The Ultra Team really stands out in this as it’s super light weight keeps it hanging in the sky in even the most ridiculous of situations.
I’ve even found my self changing DOWN a kite size from the 9m to the 7m as the wind has become so light that the speed and weight of the 7m make it easier to keep in the sky – If changing DOWN to your smallest kite size because the wind has dropped is not a game changer, then I don’t know what is!!
What has been the most significant performance feature that you have felt Ho’okipa brings to the Ultra?

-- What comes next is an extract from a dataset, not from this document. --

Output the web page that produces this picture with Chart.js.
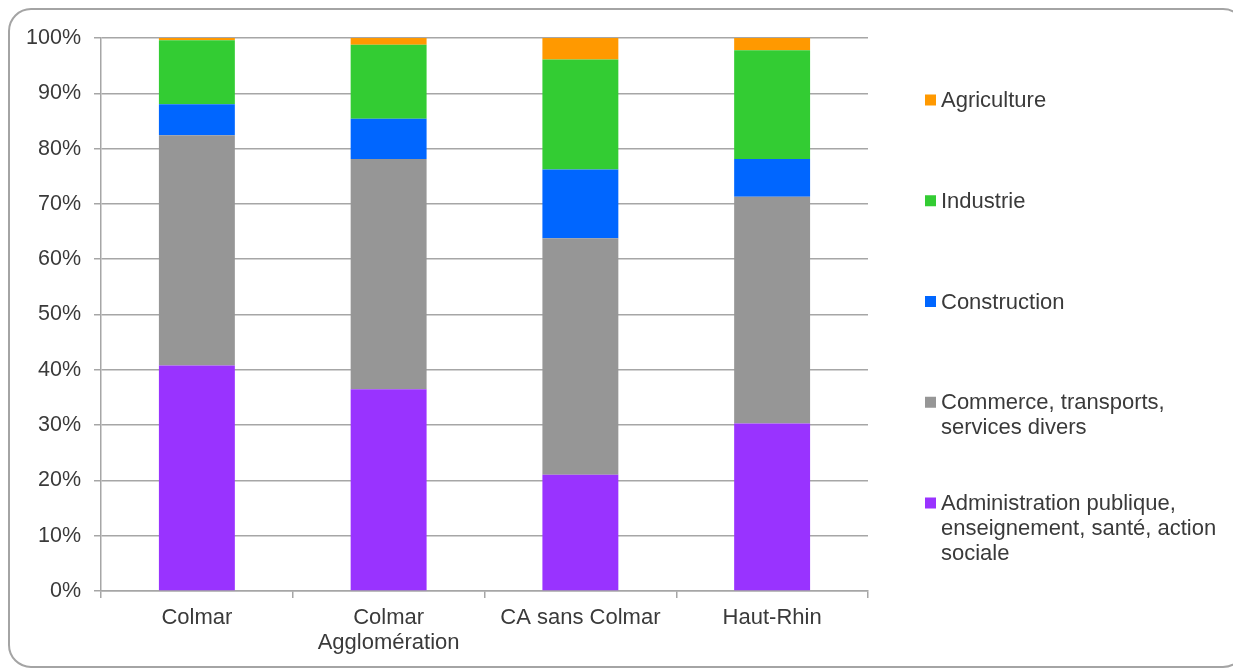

The reduced diameter of the Ho’okipa leading edge makes the kite extremely fast flying through the window which unlocks the doors for a lot of carving foil tricks but it’s not just the speed, the fixed bridle (no pulley) just makes the kite steering ultra direct and intuitive… speed and control… it lets me put the kite in places I would not previously have considered as it would have led to a swim for sure! The speed of turning and direct handling also means that it is perfectly possible to use a size smaller than you are used to – a great feature for kite foiling or wave riding in light winds.
Having a shorter, pulley-less bridle makes re-launching even easier and faster and in the event of putting the kite in the water upwind of you (for example mid round the world) there is less chance of the kite rolling over the bridle and tangling.

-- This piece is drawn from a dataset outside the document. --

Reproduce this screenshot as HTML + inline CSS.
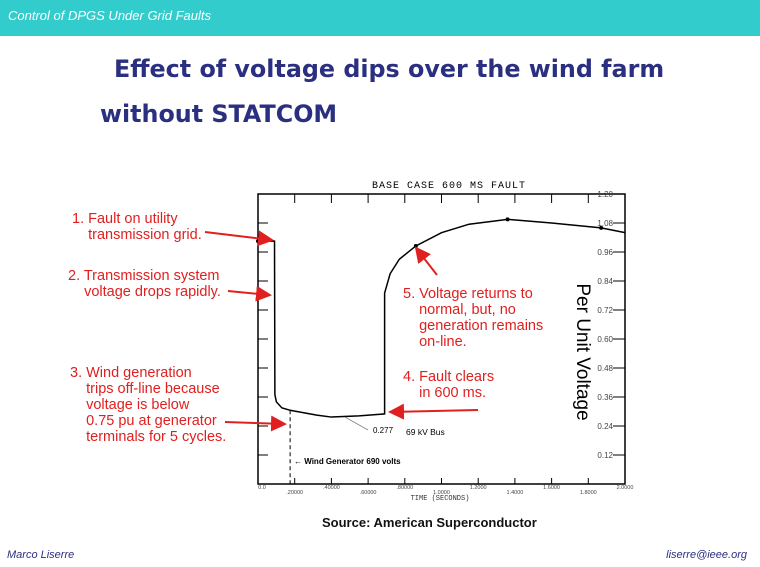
<!DOCTYPE html>
<html><head><meta charset="utf-8"><style>
body{margin:0;width:760px;height:567px;background:#fff;overflow:hidden;position:relative;font-family:"Liberation Sans",sans-serif}
.hdr{position:absolute;left:0;top:0;width:760px;height:36px;background:#33cccc}
.hdr span{position:absolute;left:8px;top:8px;color:#fff;font-style:italic;font-size:13px}
.t{position:absolute;color:#2b2f80;font-family:"DejaVu Sans",sans-serif;font-weight:bold;font-size:23.8px;white-space:nowrap}
.red{position:absolute;color:#e02020;font-size:14.5px;line-height:16px;white-space:nowrap}
</style></head><body>
<div class="hdr"><span>Control of DPGS Under Grid Faults</span></div>
<div class="t" style="left:114px;top:55px">Effect of voltage dips over the wind farm</div>
<div class="t" style="left:100px;top:100px">without STATCOM</div>
<svg id="ch" width="760" height="567" style="position:absolute;left:0;top:0"></svg>
<div class="red" style="left:72px;top:211px">1. Fault on utility<br>&nbsp;&nbsp;&nbsp;&nbsp;transmission grid.</div>
<div class="red" style="left:68px;top:268px">2. Transmission system<br>&nbsp;&nbsp;&nbsp;&nbsp;voltage drops rapidly.</div>
<div class="red" style="left:70px;top:365px">3. Wind generation<br>&nbsp;&nbsp;&nbsp;&nbsp;trips off-line because<br>&nbsp;&nbsp;&nbsp;&nbsp;voltage is below<br>&nbsp;&nbsp;&nbsp;&nbsp;0.75 pu at generator<br>&nbsp;&nbsp;&nbsp;&nbsp;terminals for 5 cycles.</div>
<div class="red" style="left:403px;top:286px">5. Voltage returns to<br>&nbsp;&nbsp;&nbsp;&nbsp;normal, but, no<br>&nbsp;&nbsp;&nbsp;&nbsp;generation remains<br>&nbsp;&nbsp;&nbsp;&nbsp;on-line.</div>
<div class="red" style="left:403px;top:369px">4. Fault clears<br>&nbsp;&nbsp;&nbsp;&nbsp;in 600 ms.</div>
<div style="position:absolute;left:322px;top:515px;font-size:13px;font-weight:bold;color:#111">Source: American Superconductor</div>
<div style="position:absolute;left:7px;top:549px;font-size:11px;font-style:italic;color:#2b2f80">Marco Liserre</div>
<div style="position:absolute;right:13px;top:549px;font-size:11px;font-style:italic;color:#2b2f80">liserre@ieee.org</div>
<script>
const times=[0,0.09,0.092,0.1,0.13,0.175,0.32,0.4,0.55,0.69,0.69,0.72,0.77,0.86,1.0,1.15,1.36,1.6,1.87,2.0];
const volts=[1.005,1.005,0.37,0.34,0.315,0.305,0.285,0.277,0.282,0.29,0.79,0.87,0.93,0.985,1.04,1.075,1.095,1.08,1.06,1.04];
const yTicks=[0.12,0.24,0.36,0.48,0.60,0.72,0.84,0.96,1.08,1.20];
const xTicks=[0,0.2,0.4,0.6,0.8,1.0,1.2,1.4,1.6,1.8,2.0];
const xLabels=["0.0",".20000",".40000",".60000",".80000","1.0000","1.2000","1.4000","1.6000","1.8000","2.0000"];
const L=258,R=625,T=194,B=484;
const X=t=>L+(R-L)*t/2, Y=v=>B-(B-T)*v/1.2;
const s=document.getElementById('ch'),NS='http://www.w3.org/2000/svg';
function el(tag,a,txt){const e=document.createElementNS(NS,tag);for(const k in a)e.setAttribute(k,a[k]);if(txt)e.textContent=txt;s.appendChild(e);return e;}
let f=el('rect',{x:L,y:T,width:R-L,height:B-T,fill:'none',stroke:'#000','stroke-width':1.5});


let ti=el('text',{x:449,y:188,'font-size':10,'text-anchor':'middle','font-family':'Liberation Mono,monospace','letter-spacing':1},'BASE CASE 600 MS FAULT');


yTicks.forEach(v=>{
 el('line',{x1:R-12,x2:R,y1:Y(v),y2:Y(v),stroke:'#000'});
 el('line',{x1:L,x2:L+10,y1:Y(v),y2:Y(v),stroke:'#000'});
 const tx=el('text',{x:R-12,y:Y(v)+3,'font-size':8,'text-anchor':'end',fill:'#444'},v.toFixed(2));
 
 
});
xTicks.forEach((t,i)=>{
 el('line',{x1:X(t),x2:X(t),y1:T,y2:T+9,stroke:'#000'});
 el('line',{x1:X(t),x2:X(t),y1:B-6,y2:B,stroke:'#000'});
 const tx=el('text',{x:X(t)+(i==0?4:0),y:B+(i%2?10:5),'font-size':5.5,'text-anchor':'middle',fill:'#444'},xLabels[i]);
 
 
});
let xa=el('text',{x:440,y:500,'font-size':7,'text-anchor':'middle','font-family':'Liberation Mono,monospace',fill:'#333'},'TIME  (SECONDS)');


let ya=el('text',{x:0,y:0,'font-size':19,'text-anchor':'middle',transform:'translate(577,352) rotate(90)'},'Per Unit Voltage');


let p=el('polyline',{points:times.map((t,i)=>X(t)+','+Y(volts[i])).join(' '),fill:'none',stroke:'#000','stroke-width':1.5});


[0,0.86,1.36,1.87].forEach(t=>{const i=times.indexOf(t);const c=el('circle',{cx:X(t),cy:Y(volts[i]),r:2,fill:'#000'});
 
 });
let d=el('line',{x1:X(0.175),x2:X(0.175),y1:Y(0.305),y2:B,stroke:'#000','stroke-dasharray':'4,3'});


el('line',{x1:345,y1:417,x2:368,y2:430,stroke:'#555','stroke-width':0.7});
let a1=el('text',{x:373,y:433,'font-size':8},'0.277');


let a2=el('text',{x:406,y:435,'font-size':8.5},'69 kV Bus');


let a3=el('text',{x:294,y:464,'font-size':8,'font-weight':'bold'},'\u2190 Wind Generator 690 volts');


el('defs',{}).innerHTML='<marker id="ah" markerWidth="8" markerHeight="8" refX="7" refY="4" orient="auto"><path d="M0,0L8,4L0,8z" fill="#e02020"/></marker>';
[[205,232,272,240],[228,291,270,295],[225,422,285,424],[437,275,416,248],[478,410,390,412]].forEach(a=>{
 const l=el('line',{x1:a[0],y1:a[1],x2:a[2],y2:a[3],stroke:'#e02020','stroke-width':2,'marker-end':'url(#ah)'});
 
 
});
</script>
</body></html>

The reduction in weight is also a huge benefit in low wind conditions as the kite just hangs in the sky and drifts with you in downwind moves.

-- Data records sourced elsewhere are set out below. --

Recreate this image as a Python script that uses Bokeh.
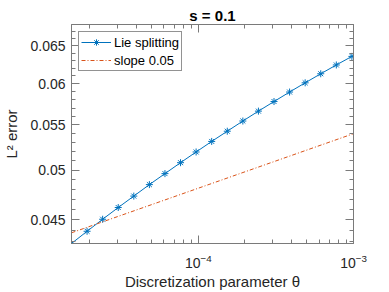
from bokeh.plotting import figure
from bokeh.models import (LogAxis, FixedTicker, LogTickFormatter, CustomJSTickFormatter,
                          Range1d)
from bokeh.embed import file_html
from bokeh.resources import INLINE

# ---- data ----
theta = [1.5259e-5, 1.9225e-5, 2.4222e-5, 3.0518e-5, 3.8450e-5, 4.8444e-5,
         6.1035e-5, 7.6900e-5, 9.6889e-5, 1.2207e-4, 1.5380e-4, 1.9378e-4,
         2.4414e-4, 3.0760e-4, 3.8755e-4, 4.8828e-4, 6.1520e-4, 7.7510e-4,
         9.7656e-4]
lie_err = [0.04282, 0.04394, 0.04507, 0.04620, 0.04733, 0.04849, 0.04963,
           0.05079, 0.05195, 0.05312, 0.05428, 0.05546, 0.05663, 0.05779,
           0.05896, 0.06012, 0.06128, 0.06243, 0.06357]
slope_theta = [1.5259e-5, 1.0e-3]
slope_err = [0.0438, 0.0540]

x_lim = [1.5259e-5, 1.0e-3]
y_lim = [0.04282, 0.0680]
x_major = [1e-4, 1e-3]
x_minor = [2e-5, 3e-5, 4e-5, 5e-5, 6e-5, 7e-5, 8e-5, 9e-5,
           2e-4, 3e-4, 4e-4, 5e-4, 6e-4, 7e-4, 8e-4, 9e-4]
y_major = [0.045, 0.05, 0.055, 0.06, 0.065]
y_minor = [0.043, 0.044, 0.045, 0.046, 0.047, 0.048, 0.049, 0.050, 0.051,
           0.052, 0.053, 0.054, 0.055, 0.056, 0.057, 0.058, 0.059, 0.060,
           0.061, 0.062, 0.063, 0.064, 0.065, 0.066, 0.067]

BLUE = "#0072BD"
ORANGE = "#D95319"
AX = "#7a7a7a"
TXT = "#262626"
FONT = "Liberation Sans"

p = figure(frame_width=282, frame_height=219, x_axis_type="log", y_axis_type="log",
           x_range=Range1d(*x_lim), y_range=Range1d(*y_lim),
           output_backend="svg", toolbar_location=None, title="s = 0.1",
           min_border_left=70, min_border_right=37, min_border_top=24,
           min_border_bottom=49)

p.title.align = "center"
p.title.text_font = FONT
p.title.text_font_size = "15px"
p.title.text_font_style = "bold"
p.title.text_color = "#000000"
p.title.standoff = 2
p.title.offset = 0

p.grid.visible = False
p.outline_line_color = AX
p.background_fill_color = "white"
p.border_fill_color = "white"

xt = FixedTicker(ticks=x_major, minor_ticks=x_minor)
yt = FixedTicker(ticks=y_major, minor_ticks=y_minor)
yfmt = CustomJSTickFormatter(code="return String(+tick.toFixed(3));")
blank = CustomJSTickFormatter(code="return '';")


def style(ax, labels=True):
    ax.axis_line_color = AX
    ax.major_tick_line_color = AX
    ax.minor_tick_line_color = AX
    ax.major_tick_in = 8
    ax.major_tick_out = 0
    ax.minor_tick_in = 4
    ax.minor_tick_out = 0
    ax.major_label_text_font = FONT
    ax.major_label_text_font_size = "14px"
    ax.major_label_text_color = TXT
    ax.axis_label_text_font = FONT
    ax.axis_label_text_font_size = "15px"
    ax.axis_label_text_font_style = "normal"
    ax.axis_label_text_color = TXT
    if not labels:
        ax.formatter = blank
        ax.major_label_text_font_size = "1px"
        ax.major_label_standoff = 0


xa = p.xaxis[0]
xa.ticker = xt
xa.formatter = LogTickFormatter()
xa.axis_label = "Discretization parameter θ"
style(xa)
xa.major_label_standoff = 10
xa.axis_label_standoff = 2

ya = p.yaxis[0]
ya.ticker = yt
ya.formatter = yfmt
ya.axis_label = "L² error"
style(ya)
ya.major_label_standoff = 6
ya.axis_label_standoff = 7

top = LogAxis(ticker=xt)
style(top, labels=False)
p.add_layout(top, "above")
right = LogAxis(ticker=yt)
style(right, labels=False)
p.add_layout(right, "right")

p.line(theta, lie_err, color=BLUE, line_width=1, legend_label="Lie splitting")
p.scatter(theta, lie_err, marker="asterisk", size=7, line_color=BLUE,
          line_width=1, legend_label="Lie splitting")
p.line(slope_theta, slope_err, color=ORANGE, line_width=1,
       line_dash="4 2 1 2", legend_label="slope 0.05")

lg = p.legend[0]
lg.location = "top_left"
lg.margin = 7
lg.padding = 2
lg.spacing = 2
lg.label_text_font = FONT
lg.label_text_font_size = "13px"
lg.label_text_color = "#000000"
lg.label_height = 16
lg.glyph_height = 16
lg.glyph_width = 30
lg.label_standoff = 3
lg.border_line_color = TXT
lg.border_line_width = 1
lg.background_fill_alpha = 1

open("out.html", "w").write(file_html(p, INLINE))
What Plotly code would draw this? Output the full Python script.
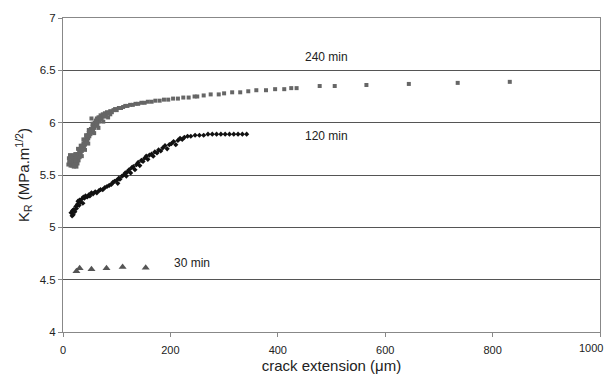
import plotly.graph_objects as go

# 240 min series
x240 = [10, 11, 12, 13, 14, 15, 16, 17, 18, 18, 19, 20, 20, 21, 22, 22, 23, 24, 25, 25,
        26, 27, 28, 29, 30, 31, 32, 33, 34, 35, 36, 37, 38, 39, 40, 41, 42, 43, 44, 45,
        46, 47, 48, 49, 50, 51, 52, 53, 54, 55, 56, 57, 58, 59, 60, 61, 62, 63, 64, 65,
        66, 67, 68, 70, 72, 74, 76, 78, 80, 82, 85, 88, 91, 94, 97, 100, 104, 108, 112, 116,
        120, 125, 130, 135, 140, 146, 152, 158, 165, 172, 180, 188, 196, 205, 214, 224, 234, 245, 250, 262,
        275, 290, 300, 315, 330, 345, 360, 378, 395, 412, 425, 435, 478, 506, 565, 644, 735, 832,
        12, 15, 24, 28, 33, 38, 43, 48, 55, 62, 70, 78, 88, 35, 41, 47, 58, 66, 75, 84]
y240 = [5.60, 5.66, 5.62, 5.69, 5.59, 5.60, 5.62, 5.59, 5.64, 5.67, 5.61, 5.69, 5.58, 5.63, 5.66, 5.60, 5.70, 5.62, 5.68, 5.58,
        5.65, 5.61, 5.70, 5.64, 5.72, 5.67, 5.74, 5.70, 5.76, 5.73, 5.78, 5.75, 5.80, 5.77, 5.82, 5.79, 5.84, 5.81, 5.86, 5.83,
        5.88, 5.85, 5.90, 5.87, 5.92, 5.89, 5.94, 6.04, 5.91, 5.96, 5.93, 5.98, 5.95, 6.00, 5.97, 6.02, 5.99, 6.04, 5.98, 6.03,
        6.05, 6.01, 6.05, 6.07, 6.04, 6.08, 6.06, 6.09, 6.08, 6.10, 6.09, 6.11, 6.10, 6.12, 6.13, 6.12, 6.14, 6.14, 6.15, 6.16,
        6.16, 6.17, 6.17, 6.18, 6.18, 6.19, 6.19, 6.20, 6.20, 6.21, 6.21, 6.22, 6.22, 6.23, 6.23, 6.24, 6.24, 6.25, 6.25, 6.26,
        6.27, 6.27, 6.28, 6.29, 6.29, 6.30, 6.31, 6.31, 6.32, 6.32, 6.33, 6.33, 6.35, 6.35, 6.36, 6.37, 6.38, 6.39,
        5.63, 5.67, 5.64, 5.75, 5.78, 5.84, 5.88, 5.93, 5.99, 6.00, 6.03, 6.06, 6.08, 5.68, 5.74, 5.80, 5.90, 5.95, 6.01, 6.05]

# 120 min series
x120 = [15, 17, 18, 19, 20, 22, 24, 25, 27, 28, 30, 31, 33, 35, 37, 38, 40, 42, 45, 48,
        50, 53, 56, 60, 63, 67, 70, 74, 78, 82, 86, 90, 93, 96, 100, 102, 104, 106, 110, 113,
        116, 118, 120, 123, 126, 128, 131, 134, 137, 140, 143, 146, 149, 152, 155, 158, 161, 165, 168, 171,
        175, 178, 182, 186, 190, 194, 198, 202, 206, 210, 214, 218, 222, 226, 232, 238, 246, 254, 262, 270,
        278, 286, 294, 302, 310, 318, 326, 334, 342]
y120 = [5.14, 5.11, 5.16, 5.12, 5.17, 5.15, 5.20, 5.18, 5.22, 5.25, 5.21, 5.26, 5.24, 5.27, 5.23, 5.29, 5.28, 5.30, 5.29, 5.31,
        5.30, 5.33, 5.32, 5.34, 5.33, 5.35, 5.36, 5.36, 5.38, 5.39, 5.40, 5.41, 5.43, 5.44, 5.45, 5.42, 5.47, 5.46, 5.49, 5.50,
        5.52, 5.49, 5.53, 5.55, 5.52, 5.57, 5.58, 5.55, 5.60, 5.62, 5.59, 5.64, 5.63, 5.66, 5.68, 5.65, 5.69, 5.70, 5.68, 5.72,
        5.71, 5.74, 5.73, 5.76, 5.78, 5.75, 5.79, 5.80, 5.82, 5.79, 5.83, 5.85, 5.84, 5.86, 5.87, 5.87, 5.88, 5.88, 5.88, 5.89,
        5.89, 5.89, 5.89, 5.89, 5.89, 5.89, 5.89, 5.89, 5.89]

# 30 min series
x30 = [25, 31, 53, 81, 111, 154]
y30 = [4.58, 4.61, 4.60, 4.61, 4.62, 4.615]

# x tick labels (the last one is drawn as an annotation so it is not clipped)
x_tickvals = [0, 200, 400, 600, 800]
x_last_tick = 1000

labels = ["240 min", "120 min", "30 min"]
label_x = [491, 491, 240]
label_y = [6.63, 5.87, 4.66]

FONT = "Liberation Sans, Arial, sans-serif"

fig = go.Figure()
fig.add_trace(go.Scatter(x=x240, y=y240, mode="markers",
                         marker=dict(symbol="square", size=4, color="#666666"), name="240 min"))
fig.add_trace(go.Scatter(x=x120, y=y120, mode="markers",
                         marker=dict(symbol="diamond", size=4, color="#111111"), name="120 min"))
fig.add_trace(go.Scatter(x=x30, y=y30, mode="markers",
                         marker=dict(symbol="triangle-up", size=7, color="#555555"), name="30 min"))

for t, lx, ly in zip(labels, label_x, label_y):
    fig.add_annotation(x=lx, y=ly, text=t, showarrow=False,
                       font=dict(family=FONT, size=12, color="#222222"))

# tick mark at 1000 handled by the axis; its label placed flush with the figure edge
fig.add_annotation(x=x_last_tick, y=0, yref="paper", xref="x", text=str(x_last_tick),
                   showarrow=False, xanchor="right", yanchor="top", xshift=5, yshift=-8,
                   font=dict(family=FONT, size=11, color="#222222"))

# the page body adds an 8px offset; the figure is sized so the page does not scroll
fig.update_layout(
    width=597, height=366,
    margin=dict(l=55, r=5, t=10, b=42),
    paper_bgcolor="white", plot_bgcolor="white",
    showlegend=False,
    font=dict(family=FONT, size=12, color="#222222"),
    xaxis=dict(range=[0, 1000], tickvals=x_tickvals + [x_last_tick],
               ticktext=[str(v) for v in x_tickvals] + [""],
               showgrid=False,
               showline=True, linecolor="#888888", linewidth=1, mirror=True,
               ticks="outside", ticklen=4, tickcolor="#888888",
               tickfont=dict(size=11), ticklabelstandoff=4,
               zeroline=False, automargin=False,
               title=dict(text="crack extension (μm)", font=dict(size=15), standoff=5)),
    yaxis=dict(range=[4, 7], dtick=0.5, tick0=4, showgrid=True, gridcolor="#555555", gridwidth=1,
               showline=True, linecolor="#888888", linewidth=1, mirror=True,
               ticks="outside", ticklen=4, tickcolor="#888888",
               tickfont=dict(size=11.5),
               zeroline=False, automargin=False,
               title=dict(text="K<sub>R</sub> (MPa.m<sup>1/2</sup>)", font=dict(size=15), standoff=6)),
)

fig.write_html("out.html")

New for the Ultra Team for me is the wave riding ability. The super direct and instant turning, exceptional flying speed, good power delivery and unmatched drift make the Ultra Team a great choice for wave riding in both onshore and offshore conditions… in fact in all conditions as long as you are not massively overpowered.
You have a few titles to your name, where do you see the future of lightwind and hydrofoiling going?
That’s a good question…obviously, racing is a massive thing now that it is the Olympics, but I believe for most kiters the attraction is going to be the same as it always has been. The reduction of wasted trips to the beach (or lake). More time on the water and less sitting in the car watching – there are few things more powerfully motivating than sitting and watching someone riding around having a ball when you are on the beach waiting for the wind to pick up.
Of course, some riders become Foil devotees riding in all conditions, but I am more of a “right toy for the right day” kind of rider and get bored too easily, I need to use all the toys I’ve packed into the van. I have a lot of toys for 20 knot days but in sub-12 knots the kite foil is hands down the winner.
In terms of equipment, I guess it’s a journey and there is no short-cut to the end product. The Ultra started an amazing development in kite design and the Ultra Team is probably the biggest step forwards since the first Ultra from my perspective… and this is just year one. I guess the team have plenty more ideas how to make the kites faster, lighter, better drift better re-launch (although that will be hard as the Ultra Team is just about the easiest kite to re-launch I ever had in my hands).
Foils will progress too…when the drag and limitations of the kite are reduced the possibilities for the foil change too and of course the board…. any big advancement opens the doors of possibility and forces the designers to re-think everything they thought they already knew…. I can’t tell you exactly what the future is going to bring, but I can promise you that it will be exciting and the trip to get there will be ALOT of fun!